When he was at Cape Comorine, the viceroy; Don Alphonso de Sosa, sent him two barrels of excellent wine. He did not once taste of it, though he was then brought very low, through the labours of his ministry, but distributed the whole amongst the poor.
His ordinary nourishment, in the Indies, was rice boiled in water, or some little piece of salt fish; but during the two years and a half of his residence in Japan, he totally abstained from fish, for the better edification of that people; and wrote to the Fathers at Rome, “that he would rather choose to die of hunger, than to give any man the least occasion of scandal.” He also says, “I count it for a signal favour, that God has brought me into a country destitute of all the comforts of life, and where, if I were so ill disposed, it would be impossible for me to pamper up my body with delicious fare.” He perpetually travelled, by land, on foot, even in Japan, where the ways are asperous, and almost impassible; and often walked, with naked feet, in the greatest severity of winter.
“The hardships of so long a navigation,” says he, “so long a sojourning amongst the Gentiles, in a country parched up with excessive heats, all these incommodities being suffered, as they ought to be, for the sake of Christ, are truly an abundant source of consolations: for myself, I am verily persuaded, that they, who love the cross of Jesus Christ, live happy in the midst of sufferings; and that it is a death, when they have no opportunities to suffer.
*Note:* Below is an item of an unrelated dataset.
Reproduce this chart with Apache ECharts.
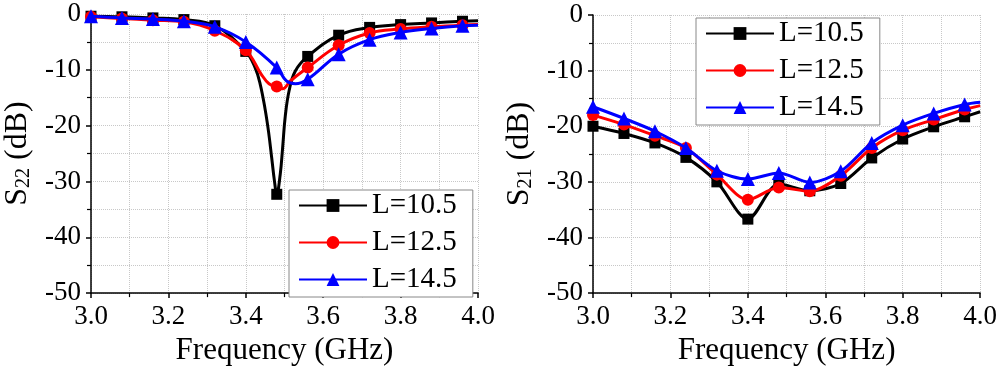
<!DOCTYPE html>
<html><head><meta charset="utf-8">
<script src="https://cdn.jsdelivr.net/npm/echarts@6/dist/echarts.min.js"></script>
<style>html,body{margin:0;padding:0;background:#fff}#c{width:1000px;height:371px}</style>
</head><body><div id="c"></div>
<script>
// Legend / series names
const seriesNames = ['L=10.5', 'L=12.5', 'L=14.5'];
// Frequencies (GHz) where symbols are drawn
const markerFreqs = [3.0, 3.08, 3.16, 3.24, 3.32, 3.40, 3.48, 3.56, 3.64, 3.72, 3.80, 3.88, 3.96];

// Left panel: S22 (dB)
const s22FreqA = [3.0, 3.08, 3.16, 3.24, 3.32, 3.40, 3.424, 3.437, 3.450, 3.459, 3.467, 3.474, 3.48, 3.489, 3.495, 3.502, 3.512, 3.528, 3.56, 3.64, 3.72, 3.80, 3.88, 3.96, 4.0];
const s22A =     [-0.4, -0.5, -0.7, -1.0, -2.1, -6.7, -9.6, -12.5, -17.1, -21.2, -25.8, -29.9, -32.3, -28.7, -24.1, -18.3, -13.7, -10.2, -7.6, -3.8, -2.4, -1.9, -1.6, -1.3, -1.2];
const s22FreqB = [3.0, 3.08, 3.16, 3.24, 3.32, 3.40, 3.44, 3.46, 3.48, 3.495, 3.515, 3.56, 3.64, 3.72, 3.80, 3.88, 3.96, 4.0];
const s22B =     [-0.5, -0.8, -1.1, -1.4, -3.0, -6.5, -10.8, -12.5, -13.0, -13.4, -12.0, -9.6, -5.6, -3.4, -2.7, -2.3, -2.0, -1.9];
const s22FreqC = [3.0, 3.08, 3.16, 3.24, 3.32, 3.40, 3.48, 3.505, 3.528, 3.56, 3.64, 3.72, 3.80, 3.88, 3.96, 4.0];
const s22C =     [-0.4, -0.7, -0.9, -1.3, -2.3, -5.0, -9.6, -12.0, -12.5, -11.7, -7.2, -4.6, -3.3, -2.6, -2.1, -2.0];

// Right panel: S21 (dB)
const s21Freq = [3.0, 3.08, 3.16, 3.24, 3.32, 3.40, 3.48, 3.56, 3.64, 3.72, 3.80, 3.88, 3.96, 4.0];
const s21A = [-20.0, -21.3, -23.0, -25.6, -30.0, -36.7, -30.4, -31.6, -30.3, -25.7, -22.3, -20.1, -18.3, -17.4];
const s21B = [-18.0, -19.7, -21.7, -23.9, -28.7, -33.2, -31.0, -31.7, -28.9, -23.9, -20.7, -18.8, -17.0, -16.3];
const s21C = [-16.5, -18.6, -20.9, -23.9, -28.0, -29.5, -28.4, -30.1, -28.1, -23.0, -19.8, -17.7, -16.1, -15.7];

// Axis ticks
const xTickMin = 3.0, xTickMax = 4.0, xTickStep = 0.2;
const yTickMin = -50, yTickMax = 0, yTickStep = 10;

const FONT = '"Liberation Serif", "Times New Roman", serif';
const colors = ['#000000', '#ff0000', '#0000ff'];
const symbols = ['rect', 'circle', 'triangle'];
const symSizes = [11, 12, 14];

function build(freqs, vals) {
  return freqs.map((f, i) => {
    const isMarker = markerFreqs.some(m => Math.abs(m - f) < 1e-6);
    const item = { value: [f, vals[i]] };
    if (!isMarker) item.symbol = 'none';
    return item;
  });
}

function xAxis(gi) {
  return {
    gridIndex: gi, type: 'value', min: xTickMin, max: xTickMax, interval: xTickStep,
    axisLine: { show: true, onZero: false, lineStyle: { color: '#000', width: 1.5 } },
    axisTick: { show: true, length: 5, lineStyle: { color: '#000', width: 1.5 } },
    minorTick: { show: true, splitNumber: 2, length: 4, lineStyle: { color: '#000', width: 1.2 } },
    splitLine: { show: true, lineStyle: { type: 'dotted', color: '#c8c8c8', width: 1 } },
    minorSplitLine: { show: true, lineStyle: { type: 'dotted', color: '#c8c8c8', width: 1 } },
    axisLabel: { color: '#000', fontFamily: FONT, fontSize: 27, margin: 10, formatter: v => v.toFixed(1) },
    name: 'Frequency (GHz)', nameLocation: 'middle', nameGap: 38,
    nameTextStyle: { color: '#000', fontFamily: FONT, fontSize: 31 }
  };
}
function yAxis(gi, sub) {
  return {
    gridIndex: gi, type: 'value', min: yTickMin, max: yTickMax, interval: yTickStep,
    axisLine: { show: true, onZero: false, lineStyle: { color: '#000', width: 1.5 } },
    axisTick: { show: true, length: 5, lineStyle: { color: '#000', width: 1.5 } },
    minorTick: { show: true, splitNumber: 2, length: 4, lineStyle: { color: '#000', width: 1.2 } },
    splitLine: { show: true, lineStyle: { type: 'dotted', color: '#c8c8c8', width: 1 } },
    minorSplitLine: { show: true, lineStyle: { type: 'dotted', color: '#c8c8c8', width: 1 } },
    axisLabel: { color: '#000', fontFamily: FONT, fontSize: 27, margin: 10 },
    name: '{s|S}{b|' + sub + '}{s| (dB)}', nameLocation: 'middle', nameGap: 57, nameRotate: 90,
    nameTextStyle: {
      color: '#000', fontFamily: FONT, fontSize: 32,
      rich: {
        s: { fontFamily: FONT, fontSize: 32, color: '#000', lineHeight: 32, verticalAlign: 'bottom' },
        b: { fontFamily: FONT, fontSize: 20, color: '#000', lineHeight: 10, verticalAlign: 'bottom' }
      }
    }
  };
}
function lineSeries(k, name, gi, data, smooth) {
  return {
    type: 'line', name: name, xAxisIndex: gi, yAxisIndex: gi, data: data,
    smooth: smooth, showAllSymbol: true,
    symbol: symbols[k], symbolSize: symSizes[k],
    lineStyle: { color: colors[k], width: 3 },
    itemStyle: { color: colors[k] },
    z: 2 + k, animation: false, clip: true
  };
}
function legend(left, top) {
  return {
    left: left, top: top, orient: 'vertical', data: seriesNames,
    itemWidth: 68, itemHeight: 16, itemGap: 8,
    padding: [1, 16, 3, 9],
    borderColor: '#888', borderWidth: 1, backgroundColor: '#fff',
    textStyle: { color: '#000', fontFamily: FONT, fontSize: 29, lineHeight: 29 },
    selectedMode: false
  };
}

const chart = echarts.init(document.getElementById('c'), null, { renderer: 'canvas' });
chart.setOption({
  backgroundColor: '#fff',
  animation: false,
  grid: [
    { left: 91, top: 14, width: 387, height: 289 },
    { left: 593, top: 15, width: 388, height: 288 }
  ],
  xAxis: [xAxis(0), xAxis(1)],
  yAxis: [yAxis(0, '22'), yAxis(1, '21')],
  legend: [legend(289, 190), legend(696, 18)],
  series: [
    lineSeries(0, seriesNames[0], 0, build(s22FreqA, s22A), 0.4),
    lineSeries(1, seriesNames[1], 0, build(s22FreqB, s22B), 0.4),
    lineSeries(2, seriesNames[2], 0, build(s22FreqC, s22C), 0.4),
    lineSeries(0, seriesNames[0], 1, build(s21Freq, s21A), 0.3),
    lineSeries(1, seriesNames[1], 1, build(s21Freq, s21B), 0.3),
    lineSeries(2, seriesNames[2], 1, build(s21Freq, s21C), 0.3)
  ]
});
</script></body></html>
For, can there be a more cruel death, than to live without Jesus Christ, after once we have tasted of him? Is any thing more hard, than to abandon him, that we may satisfy our own inclinations? Believe me, there is no other cross which is to be compared to that. How happy is it, on the other side, to live, in dying daily, and in conquering our passions, to search after, not our proper interests, but the interests of Jesus Christ?”
His interior mortification was the principle of these thoughts, in this holy man; from the first years of his conversion, his study was to gain an absolute conquest on himself; and he continued always to exhort others not to suffer themselves to be hurried away by the fury of their natural desires. He writes thus to the fathers and brethren of Coimbra, from Malacca:—“I have always present, in my thoughts, what I have heard from our holy Father Ignatius, that the true children of the Society of Jesus ought to labour exceedingly in overcoming of themselves.